It was an interesting week of work at the Chronicle. First, there was a boring story about a school Talent Exchange. I spent 45 minutes at the thing interviewing people and even that was too long. The hour and a half it took me to transcribe notes and write the story taught me nothing except how to deal with boring stories. The result is suitably inoffensive.
I also wrote a story about a Liberal Education Department instructor who wrote a book about how wonderful pot is. Actually, he didn’t write the book. His friend, “Ganja,” wrote it. He was simply entrusted as the “journal keeper,” in his words. This guy, Louis Silverstein, only wrote the introduction and the preface.
He was, very briefly, denied department sponsorship for a reading he was hoping to give. In the end, the provost overruled the decision so he’ll get his sponsored reading. But he was never actually in danger of being banned from campus or having his academic freedom restricted in any way. He just temporarily — for about two days — was in danger of not having his event sponsored. But he made a big deal out of it.
So I suppose it should come as no surprise that now he’s written a letter to the editor complaining about the headline for the feature on his book: “Faculty member book touts pot use.” Let’s see. I accurately quoted him in the story as saying:
“Marijuana allows one to cut through all that and come into connection with our basic human nature — which is good, not evil; just, not unjust; caring, not indifferent.”
And that’s just one of many similar quotes. Take a look at the book description here.

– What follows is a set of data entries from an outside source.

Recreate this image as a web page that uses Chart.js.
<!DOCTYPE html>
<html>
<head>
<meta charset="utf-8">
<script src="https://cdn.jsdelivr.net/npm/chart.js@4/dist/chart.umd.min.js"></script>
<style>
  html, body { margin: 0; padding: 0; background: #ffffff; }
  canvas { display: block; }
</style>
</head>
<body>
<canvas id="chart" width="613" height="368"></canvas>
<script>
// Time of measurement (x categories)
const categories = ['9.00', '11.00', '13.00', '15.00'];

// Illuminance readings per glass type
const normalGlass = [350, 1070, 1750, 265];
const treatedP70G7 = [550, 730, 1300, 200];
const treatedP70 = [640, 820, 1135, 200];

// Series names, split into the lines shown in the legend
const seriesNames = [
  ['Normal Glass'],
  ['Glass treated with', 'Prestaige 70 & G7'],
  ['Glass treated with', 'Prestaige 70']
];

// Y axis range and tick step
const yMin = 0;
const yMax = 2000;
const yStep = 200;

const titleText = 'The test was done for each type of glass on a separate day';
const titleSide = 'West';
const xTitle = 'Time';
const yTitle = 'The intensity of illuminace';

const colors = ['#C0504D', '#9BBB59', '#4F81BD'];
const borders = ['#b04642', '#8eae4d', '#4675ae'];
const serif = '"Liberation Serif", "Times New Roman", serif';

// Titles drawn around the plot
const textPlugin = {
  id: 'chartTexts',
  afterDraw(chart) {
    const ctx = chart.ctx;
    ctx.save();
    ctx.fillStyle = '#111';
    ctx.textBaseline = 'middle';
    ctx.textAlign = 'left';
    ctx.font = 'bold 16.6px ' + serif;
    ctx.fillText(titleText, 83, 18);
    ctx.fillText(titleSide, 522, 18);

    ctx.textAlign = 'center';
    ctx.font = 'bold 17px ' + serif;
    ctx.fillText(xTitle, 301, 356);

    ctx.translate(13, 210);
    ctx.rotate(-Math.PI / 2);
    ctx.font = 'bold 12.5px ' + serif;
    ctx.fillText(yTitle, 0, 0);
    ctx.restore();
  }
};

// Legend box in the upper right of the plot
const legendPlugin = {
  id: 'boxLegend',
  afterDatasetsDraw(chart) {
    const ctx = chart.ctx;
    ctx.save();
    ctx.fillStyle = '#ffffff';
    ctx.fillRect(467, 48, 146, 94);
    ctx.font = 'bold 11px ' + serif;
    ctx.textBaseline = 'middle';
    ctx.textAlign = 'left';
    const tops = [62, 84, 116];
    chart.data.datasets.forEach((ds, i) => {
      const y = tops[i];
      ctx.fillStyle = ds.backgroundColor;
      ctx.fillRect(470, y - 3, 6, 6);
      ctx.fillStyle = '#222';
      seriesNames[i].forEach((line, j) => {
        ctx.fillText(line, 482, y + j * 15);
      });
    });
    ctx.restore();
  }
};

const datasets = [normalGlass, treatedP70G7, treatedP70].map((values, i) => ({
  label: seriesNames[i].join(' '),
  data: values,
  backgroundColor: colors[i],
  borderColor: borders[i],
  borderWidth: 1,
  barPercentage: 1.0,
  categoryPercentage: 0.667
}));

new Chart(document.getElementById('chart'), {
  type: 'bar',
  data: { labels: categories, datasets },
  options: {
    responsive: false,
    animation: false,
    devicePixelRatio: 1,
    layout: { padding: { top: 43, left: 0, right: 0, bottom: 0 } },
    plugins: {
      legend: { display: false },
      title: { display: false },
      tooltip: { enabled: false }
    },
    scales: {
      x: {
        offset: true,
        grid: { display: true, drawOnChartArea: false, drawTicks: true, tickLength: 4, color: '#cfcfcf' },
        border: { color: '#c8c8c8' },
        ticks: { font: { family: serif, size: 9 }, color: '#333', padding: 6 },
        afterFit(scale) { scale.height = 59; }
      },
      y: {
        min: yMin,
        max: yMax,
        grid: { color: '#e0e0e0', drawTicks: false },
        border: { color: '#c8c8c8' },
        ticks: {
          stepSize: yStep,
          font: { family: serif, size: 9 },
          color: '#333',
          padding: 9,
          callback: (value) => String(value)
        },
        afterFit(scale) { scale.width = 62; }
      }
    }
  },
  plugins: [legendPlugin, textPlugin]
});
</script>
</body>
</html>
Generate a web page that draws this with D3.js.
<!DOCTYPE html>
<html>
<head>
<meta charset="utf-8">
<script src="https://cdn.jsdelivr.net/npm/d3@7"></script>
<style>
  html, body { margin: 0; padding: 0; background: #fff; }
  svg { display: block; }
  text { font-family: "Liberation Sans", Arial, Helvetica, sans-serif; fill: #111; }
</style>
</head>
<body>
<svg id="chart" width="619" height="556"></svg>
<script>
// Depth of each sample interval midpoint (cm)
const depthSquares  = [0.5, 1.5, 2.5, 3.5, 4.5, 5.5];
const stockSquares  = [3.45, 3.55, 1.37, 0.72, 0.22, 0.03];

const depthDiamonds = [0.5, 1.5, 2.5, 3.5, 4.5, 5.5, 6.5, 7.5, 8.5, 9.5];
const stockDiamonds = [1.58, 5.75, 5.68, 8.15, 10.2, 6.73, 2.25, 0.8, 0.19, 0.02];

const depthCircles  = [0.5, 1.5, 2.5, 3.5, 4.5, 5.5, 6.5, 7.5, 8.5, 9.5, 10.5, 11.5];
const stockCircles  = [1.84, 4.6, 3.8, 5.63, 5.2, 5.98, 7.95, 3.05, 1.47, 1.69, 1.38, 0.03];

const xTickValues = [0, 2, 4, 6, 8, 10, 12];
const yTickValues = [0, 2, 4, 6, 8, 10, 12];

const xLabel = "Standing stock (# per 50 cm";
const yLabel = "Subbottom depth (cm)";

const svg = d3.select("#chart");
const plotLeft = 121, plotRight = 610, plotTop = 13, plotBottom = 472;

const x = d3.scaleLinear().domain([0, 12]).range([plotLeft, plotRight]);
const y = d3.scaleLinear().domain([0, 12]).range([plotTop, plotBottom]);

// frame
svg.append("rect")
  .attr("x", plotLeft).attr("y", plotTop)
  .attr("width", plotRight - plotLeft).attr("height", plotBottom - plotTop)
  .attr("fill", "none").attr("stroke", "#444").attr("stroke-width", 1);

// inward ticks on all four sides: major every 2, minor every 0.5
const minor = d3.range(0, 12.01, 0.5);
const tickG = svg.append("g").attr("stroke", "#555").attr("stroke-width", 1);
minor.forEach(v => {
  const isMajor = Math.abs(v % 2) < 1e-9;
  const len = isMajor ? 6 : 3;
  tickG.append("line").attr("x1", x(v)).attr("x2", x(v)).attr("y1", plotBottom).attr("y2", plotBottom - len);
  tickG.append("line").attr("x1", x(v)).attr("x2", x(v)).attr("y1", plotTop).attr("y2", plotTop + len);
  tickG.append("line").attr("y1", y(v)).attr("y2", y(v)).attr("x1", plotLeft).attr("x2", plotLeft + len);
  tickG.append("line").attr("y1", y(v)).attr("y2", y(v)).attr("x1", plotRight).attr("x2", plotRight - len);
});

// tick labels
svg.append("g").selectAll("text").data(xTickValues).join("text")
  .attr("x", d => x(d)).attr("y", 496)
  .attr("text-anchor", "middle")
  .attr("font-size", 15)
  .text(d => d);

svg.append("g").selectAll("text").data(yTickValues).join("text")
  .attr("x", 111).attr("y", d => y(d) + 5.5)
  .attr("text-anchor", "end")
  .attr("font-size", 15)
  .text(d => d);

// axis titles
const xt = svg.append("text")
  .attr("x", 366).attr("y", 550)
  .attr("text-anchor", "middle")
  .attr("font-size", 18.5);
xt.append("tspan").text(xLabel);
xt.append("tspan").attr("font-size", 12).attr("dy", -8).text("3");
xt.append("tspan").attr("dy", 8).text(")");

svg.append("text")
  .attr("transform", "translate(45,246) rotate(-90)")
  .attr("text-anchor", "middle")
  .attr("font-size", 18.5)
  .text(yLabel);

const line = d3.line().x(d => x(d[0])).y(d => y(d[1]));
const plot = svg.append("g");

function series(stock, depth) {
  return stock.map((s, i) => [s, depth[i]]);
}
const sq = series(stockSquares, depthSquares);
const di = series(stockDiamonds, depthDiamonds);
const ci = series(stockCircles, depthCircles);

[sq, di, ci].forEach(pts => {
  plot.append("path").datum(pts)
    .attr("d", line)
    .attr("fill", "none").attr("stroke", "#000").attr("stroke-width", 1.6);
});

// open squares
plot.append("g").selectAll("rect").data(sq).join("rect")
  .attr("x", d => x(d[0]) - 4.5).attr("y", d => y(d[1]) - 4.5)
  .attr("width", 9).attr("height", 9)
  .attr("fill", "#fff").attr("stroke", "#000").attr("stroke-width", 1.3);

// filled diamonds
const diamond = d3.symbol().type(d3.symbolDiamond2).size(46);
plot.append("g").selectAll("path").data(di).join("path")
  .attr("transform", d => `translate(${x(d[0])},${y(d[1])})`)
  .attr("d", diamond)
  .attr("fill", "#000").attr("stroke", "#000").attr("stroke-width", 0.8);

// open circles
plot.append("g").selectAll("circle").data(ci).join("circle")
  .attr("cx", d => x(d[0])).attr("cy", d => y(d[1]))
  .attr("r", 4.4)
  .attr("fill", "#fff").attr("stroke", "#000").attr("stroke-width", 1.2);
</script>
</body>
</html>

To “tout,” according to Merriam-Webster, means “to praise or publicize loudly or extravagantly.” Sounds on the mark, doesn’t it?
The last story was fun to write. A faculty member came breathlessly rushing into the Chronicle offices on Thursday afternoon to announce that the state budget staff had proposed major cuts to a program that aids needy college students.
I volunteered to do the story. It would be interesting to see how I could handle writing this story objectively when, obviously, not only would I support such cuts but I also believe the government shouldn’t be subsidizing college education in the first place. But I was able to put my own viewpoint aside and talk to the usual suspects at Columbia, and found an interesting tidbit of info.
This is what they call a “shock budget.” It’s meant to scare the crap out of people so that they’ll support a tax increase instead of cutting the budget. As Jim Tobin points out in the story, rather than target pork that really benefits politicians, they announce cuts to a program that directly helps students or some other vulnerable group. And it worked. College officials are organizing a letter-writing campaign, holding college-wide meetings and on and on.
My favorite part is that Tobin called Columbia folks on the fact that they advocated a tax increase instead of cutting the aid program. “Typical bureaucrats,” he said of college administrators, “arguing for more money for their own pockets.” I was amazed that they let that run. I thought that for sure that somewhere I down the line I’d get the “Uh, I don’t know if it’s a good idea to say this” line. But nobody said a thing. I guess it goes to show that you’ll never know what you can get away with until you try.
But it was fun. That political stuff just juices me. And I think I did a good job too. In spite of my biases, I think it’s a balanced and accurate story. But I guess that’s up to the reader to judge, ultimately.